▶ _GIVEN EXERCISE_: Find each line holding "chart" and copy it out.

▶ _INFORMATION PROVIDED_:
>>>

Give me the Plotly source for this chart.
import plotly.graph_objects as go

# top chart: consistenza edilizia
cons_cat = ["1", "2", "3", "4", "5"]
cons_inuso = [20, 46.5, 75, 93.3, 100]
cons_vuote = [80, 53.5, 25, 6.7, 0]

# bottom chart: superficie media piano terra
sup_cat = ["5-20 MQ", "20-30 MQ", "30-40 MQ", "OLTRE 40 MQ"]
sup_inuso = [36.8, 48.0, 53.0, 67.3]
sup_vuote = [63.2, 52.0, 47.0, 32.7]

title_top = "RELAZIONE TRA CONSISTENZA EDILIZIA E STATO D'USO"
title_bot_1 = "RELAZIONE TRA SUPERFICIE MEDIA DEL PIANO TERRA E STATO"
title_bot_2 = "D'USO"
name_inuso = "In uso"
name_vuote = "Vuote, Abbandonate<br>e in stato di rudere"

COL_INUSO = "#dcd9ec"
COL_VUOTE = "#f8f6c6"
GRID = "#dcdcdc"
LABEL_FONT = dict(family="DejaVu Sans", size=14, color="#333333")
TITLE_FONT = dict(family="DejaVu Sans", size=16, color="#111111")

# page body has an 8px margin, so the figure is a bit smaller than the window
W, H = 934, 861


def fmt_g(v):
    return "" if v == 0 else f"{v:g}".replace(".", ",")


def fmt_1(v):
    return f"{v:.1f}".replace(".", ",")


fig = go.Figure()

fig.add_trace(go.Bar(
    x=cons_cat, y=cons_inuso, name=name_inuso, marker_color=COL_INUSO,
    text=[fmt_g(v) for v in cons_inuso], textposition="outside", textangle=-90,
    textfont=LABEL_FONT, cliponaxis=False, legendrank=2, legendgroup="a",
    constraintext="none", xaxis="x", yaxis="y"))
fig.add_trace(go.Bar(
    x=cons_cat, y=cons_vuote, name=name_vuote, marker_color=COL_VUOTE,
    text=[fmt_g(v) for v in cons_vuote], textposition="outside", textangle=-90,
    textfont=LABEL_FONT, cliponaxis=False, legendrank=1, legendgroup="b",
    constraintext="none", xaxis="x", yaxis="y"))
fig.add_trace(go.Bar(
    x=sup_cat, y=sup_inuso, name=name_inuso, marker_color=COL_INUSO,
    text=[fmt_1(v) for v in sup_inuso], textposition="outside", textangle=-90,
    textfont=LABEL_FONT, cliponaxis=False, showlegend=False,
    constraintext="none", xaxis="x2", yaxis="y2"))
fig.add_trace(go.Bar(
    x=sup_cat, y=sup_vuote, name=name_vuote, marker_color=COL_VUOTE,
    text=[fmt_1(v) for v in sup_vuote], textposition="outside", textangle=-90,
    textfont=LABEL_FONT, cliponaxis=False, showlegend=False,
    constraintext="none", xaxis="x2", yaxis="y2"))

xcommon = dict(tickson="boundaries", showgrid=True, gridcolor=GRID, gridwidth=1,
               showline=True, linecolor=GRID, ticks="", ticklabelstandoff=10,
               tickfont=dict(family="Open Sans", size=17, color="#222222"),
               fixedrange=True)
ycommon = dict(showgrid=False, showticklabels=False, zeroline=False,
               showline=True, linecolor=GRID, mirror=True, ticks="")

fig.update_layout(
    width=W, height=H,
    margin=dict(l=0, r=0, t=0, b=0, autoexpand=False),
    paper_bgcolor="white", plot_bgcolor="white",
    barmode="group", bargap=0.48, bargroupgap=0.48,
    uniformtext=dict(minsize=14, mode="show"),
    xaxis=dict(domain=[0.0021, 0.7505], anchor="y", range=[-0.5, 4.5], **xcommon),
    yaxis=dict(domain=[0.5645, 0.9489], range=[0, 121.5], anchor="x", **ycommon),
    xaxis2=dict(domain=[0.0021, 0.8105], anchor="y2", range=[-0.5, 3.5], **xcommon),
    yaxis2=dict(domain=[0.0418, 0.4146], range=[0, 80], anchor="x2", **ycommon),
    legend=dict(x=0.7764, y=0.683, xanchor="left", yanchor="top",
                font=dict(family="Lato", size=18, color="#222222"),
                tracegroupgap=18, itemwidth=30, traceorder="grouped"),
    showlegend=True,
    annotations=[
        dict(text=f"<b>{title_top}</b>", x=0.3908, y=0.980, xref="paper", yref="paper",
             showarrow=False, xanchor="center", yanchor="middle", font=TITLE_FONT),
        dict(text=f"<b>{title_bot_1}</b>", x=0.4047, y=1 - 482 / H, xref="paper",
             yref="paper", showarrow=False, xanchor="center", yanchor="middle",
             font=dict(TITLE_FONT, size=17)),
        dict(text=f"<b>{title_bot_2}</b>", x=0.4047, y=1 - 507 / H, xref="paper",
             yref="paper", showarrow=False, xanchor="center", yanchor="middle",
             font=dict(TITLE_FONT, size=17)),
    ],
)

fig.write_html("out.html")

<<<
>>>

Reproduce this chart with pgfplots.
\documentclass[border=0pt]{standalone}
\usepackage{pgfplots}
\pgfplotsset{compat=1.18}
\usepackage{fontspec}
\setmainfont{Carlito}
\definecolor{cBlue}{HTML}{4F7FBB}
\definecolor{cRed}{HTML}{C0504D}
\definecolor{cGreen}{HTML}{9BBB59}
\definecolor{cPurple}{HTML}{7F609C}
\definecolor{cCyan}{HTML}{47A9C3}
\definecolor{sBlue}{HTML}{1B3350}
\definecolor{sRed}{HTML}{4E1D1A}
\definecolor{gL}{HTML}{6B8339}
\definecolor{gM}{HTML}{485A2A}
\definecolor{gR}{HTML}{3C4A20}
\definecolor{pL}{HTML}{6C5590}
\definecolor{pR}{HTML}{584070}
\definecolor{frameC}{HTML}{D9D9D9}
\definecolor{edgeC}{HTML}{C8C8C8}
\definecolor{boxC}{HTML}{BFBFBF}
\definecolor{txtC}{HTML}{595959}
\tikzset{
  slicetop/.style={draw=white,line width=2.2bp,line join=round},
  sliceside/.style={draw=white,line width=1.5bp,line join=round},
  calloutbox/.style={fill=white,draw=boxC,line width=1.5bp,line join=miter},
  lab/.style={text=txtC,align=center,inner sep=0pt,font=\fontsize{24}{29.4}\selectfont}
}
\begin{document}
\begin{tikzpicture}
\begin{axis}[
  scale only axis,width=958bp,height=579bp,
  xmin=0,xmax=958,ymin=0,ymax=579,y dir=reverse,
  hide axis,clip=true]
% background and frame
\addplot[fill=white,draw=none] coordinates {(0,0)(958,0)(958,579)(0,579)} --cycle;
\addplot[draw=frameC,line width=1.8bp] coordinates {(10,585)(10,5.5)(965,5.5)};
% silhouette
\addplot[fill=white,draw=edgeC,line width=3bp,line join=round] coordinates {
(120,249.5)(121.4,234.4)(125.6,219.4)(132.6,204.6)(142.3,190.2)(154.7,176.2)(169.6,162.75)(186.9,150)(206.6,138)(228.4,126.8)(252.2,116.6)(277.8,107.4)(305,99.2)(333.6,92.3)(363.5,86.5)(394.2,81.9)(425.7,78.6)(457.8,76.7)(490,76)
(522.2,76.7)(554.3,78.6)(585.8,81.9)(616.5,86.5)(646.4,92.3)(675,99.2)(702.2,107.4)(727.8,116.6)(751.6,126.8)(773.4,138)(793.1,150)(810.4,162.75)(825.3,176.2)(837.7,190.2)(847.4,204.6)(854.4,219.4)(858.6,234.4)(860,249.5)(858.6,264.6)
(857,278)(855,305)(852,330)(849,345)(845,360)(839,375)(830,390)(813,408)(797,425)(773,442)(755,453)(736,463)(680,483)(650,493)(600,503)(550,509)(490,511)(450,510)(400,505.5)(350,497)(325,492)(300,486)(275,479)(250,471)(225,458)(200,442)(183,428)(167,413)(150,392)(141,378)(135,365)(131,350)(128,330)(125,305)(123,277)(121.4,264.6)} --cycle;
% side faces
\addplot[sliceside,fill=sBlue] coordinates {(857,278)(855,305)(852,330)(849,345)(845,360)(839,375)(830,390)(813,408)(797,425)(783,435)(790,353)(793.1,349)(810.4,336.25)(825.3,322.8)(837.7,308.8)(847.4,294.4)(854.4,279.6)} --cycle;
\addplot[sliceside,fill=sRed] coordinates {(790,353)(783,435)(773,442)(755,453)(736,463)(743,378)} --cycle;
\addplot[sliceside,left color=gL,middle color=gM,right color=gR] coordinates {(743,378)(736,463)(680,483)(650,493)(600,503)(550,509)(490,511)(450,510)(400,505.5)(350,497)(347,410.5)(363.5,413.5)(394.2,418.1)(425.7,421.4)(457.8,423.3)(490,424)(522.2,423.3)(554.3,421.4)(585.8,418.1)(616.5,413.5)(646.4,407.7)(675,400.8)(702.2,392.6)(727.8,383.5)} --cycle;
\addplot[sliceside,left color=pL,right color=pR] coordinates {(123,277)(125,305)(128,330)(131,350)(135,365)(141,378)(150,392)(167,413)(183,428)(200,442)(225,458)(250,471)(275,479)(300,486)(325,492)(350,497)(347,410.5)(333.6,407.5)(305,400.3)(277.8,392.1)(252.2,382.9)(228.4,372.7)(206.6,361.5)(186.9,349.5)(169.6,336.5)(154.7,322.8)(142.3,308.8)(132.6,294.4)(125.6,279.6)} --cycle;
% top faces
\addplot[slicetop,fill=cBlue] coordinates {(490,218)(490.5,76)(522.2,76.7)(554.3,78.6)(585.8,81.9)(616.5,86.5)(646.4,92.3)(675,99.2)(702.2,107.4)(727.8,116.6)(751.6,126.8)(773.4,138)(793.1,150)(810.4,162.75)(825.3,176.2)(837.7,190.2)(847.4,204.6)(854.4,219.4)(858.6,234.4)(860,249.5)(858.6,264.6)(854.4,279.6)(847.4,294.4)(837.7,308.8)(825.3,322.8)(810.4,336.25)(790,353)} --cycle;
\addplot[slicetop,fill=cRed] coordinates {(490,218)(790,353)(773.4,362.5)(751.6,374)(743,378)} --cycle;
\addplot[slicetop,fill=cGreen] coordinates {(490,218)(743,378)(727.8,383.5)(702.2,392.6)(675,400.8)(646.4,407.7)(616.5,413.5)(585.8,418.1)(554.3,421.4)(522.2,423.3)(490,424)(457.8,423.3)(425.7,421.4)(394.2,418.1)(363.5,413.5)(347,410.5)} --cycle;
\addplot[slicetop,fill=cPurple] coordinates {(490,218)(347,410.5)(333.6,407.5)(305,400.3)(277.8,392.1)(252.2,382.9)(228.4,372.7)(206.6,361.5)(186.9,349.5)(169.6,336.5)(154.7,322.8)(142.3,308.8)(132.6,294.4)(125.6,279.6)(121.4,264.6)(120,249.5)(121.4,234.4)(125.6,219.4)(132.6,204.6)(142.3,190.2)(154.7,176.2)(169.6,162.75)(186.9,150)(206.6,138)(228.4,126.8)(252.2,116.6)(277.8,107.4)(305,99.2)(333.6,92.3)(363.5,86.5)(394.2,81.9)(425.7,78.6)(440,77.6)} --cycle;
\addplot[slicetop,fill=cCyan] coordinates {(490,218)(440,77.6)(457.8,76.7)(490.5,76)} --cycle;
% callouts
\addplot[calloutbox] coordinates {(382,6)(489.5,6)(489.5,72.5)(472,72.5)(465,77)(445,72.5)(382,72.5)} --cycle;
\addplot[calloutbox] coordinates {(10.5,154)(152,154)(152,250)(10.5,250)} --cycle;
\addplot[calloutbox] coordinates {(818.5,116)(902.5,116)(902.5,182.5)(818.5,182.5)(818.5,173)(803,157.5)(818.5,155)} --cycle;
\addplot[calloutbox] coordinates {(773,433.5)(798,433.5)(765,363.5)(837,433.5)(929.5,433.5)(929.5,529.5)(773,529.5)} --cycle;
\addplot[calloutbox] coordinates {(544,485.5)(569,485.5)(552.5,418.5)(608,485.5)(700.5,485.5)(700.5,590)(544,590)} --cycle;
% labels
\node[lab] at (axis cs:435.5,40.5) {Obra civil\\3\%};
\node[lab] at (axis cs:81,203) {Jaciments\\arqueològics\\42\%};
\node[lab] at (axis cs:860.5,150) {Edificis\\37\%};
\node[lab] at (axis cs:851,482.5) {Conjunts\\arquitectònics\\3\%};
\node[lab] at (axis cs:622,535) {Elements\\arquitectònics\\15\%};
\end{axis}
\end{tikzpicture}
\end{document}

<<<

▶ _WRITTEN REPLY_:
Give me the Plotly source for this chart.
# top chart: consistenza edilizia
# bottom chart: superficie media piano terra
Reproduce this chart with pgfplots.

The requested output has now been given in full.